家族には、第一の機会と同じ手段のほか、遺族としてサービス提供元に相談するという手段もお願いできるようになる。最近は「承継」といって、契約者が死亡したあとにアカウントとサイトを法定相続人が引き継ぐことができる規約にしているサービスが増えているため、IDやパスワードが分からない場合でも身分証明の後、運営元が応じてくれる可能性がある。とくに日本語でスムーズにやりとりできる国内サービスなら現実的な手段だ。

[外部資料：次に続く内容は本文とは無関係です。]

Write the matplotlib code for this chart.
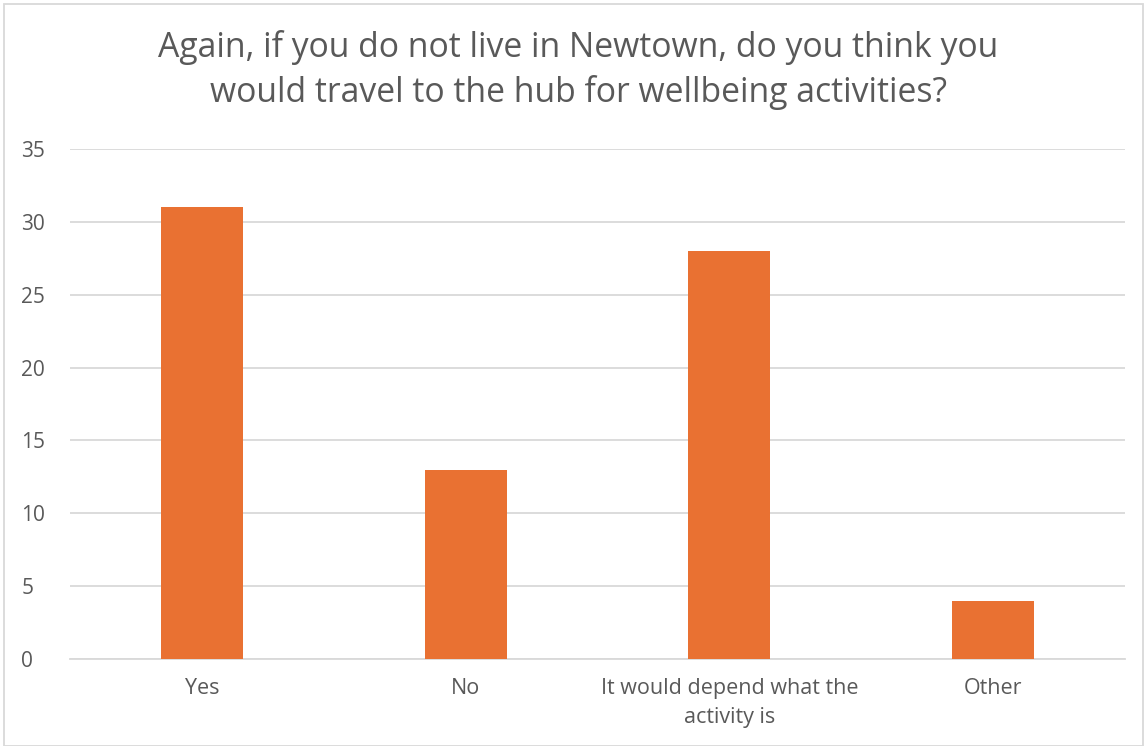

Facebookページなら友人が頼りになる。Facebookは亡くなった利用者のページを「追悼アカウント」という保護モードに変更する機能を備えている。故人の知り合いが専用ページ(https://www.facebook.com/help/contact/651319028315841)で申請すれば、Facebook側の調査後に追悼アカウントに切り替わる仕組みだ。また、自分の死後に追悼アカウントを管理する相手を指定する機能(設定>セキュリティ>追悼アカウント管理人)も備えているので、近しい友人や家族に「死んだら友人だけの設定にして」といった言付けを添えてお願いしておくという方法もある。
没後3ヶ月以降の対応なら、Googleが提供している「アカウント無効化管理ツール」(https://www.google.com/settings/account/inactive)を活用するのがお薦めだ。これを使えば、長期間Googleにログインしなくなったとき、アカウントやGmailやGoogle+などのデータを抹消したり誰かに託したりできる。誰かに託す際は自由文を添えたメールを送ることができるので、そこに個別の言付けや他のサービスの対応を書き添えておくことも可能だ。発動期間は3ヶ月から18ヶ月までの6段階となる。
これからも、おそらく最速なのは「家族の手」
ネットを見渡すと、利用者の死亡時を想定した機能や規約はここ10年で急ピッチに整備されていると感じる。それでも喫緊の対応が迫られる場面で人力に勝る対処法は見当たらない。それは、オンライン上のアカウントと人の生死が直結しないからだ。メールアドレスひとつでいくらでも新たなアカウントが作れる構造上、ここを縮めるのは難しい。おそらくこれからも死後のネットで最速なのは家族の手だ。自分が故人になる場合だけでなく、家族に不幸が訪れる場合も想定し、そのことを念頭に置いておきたい。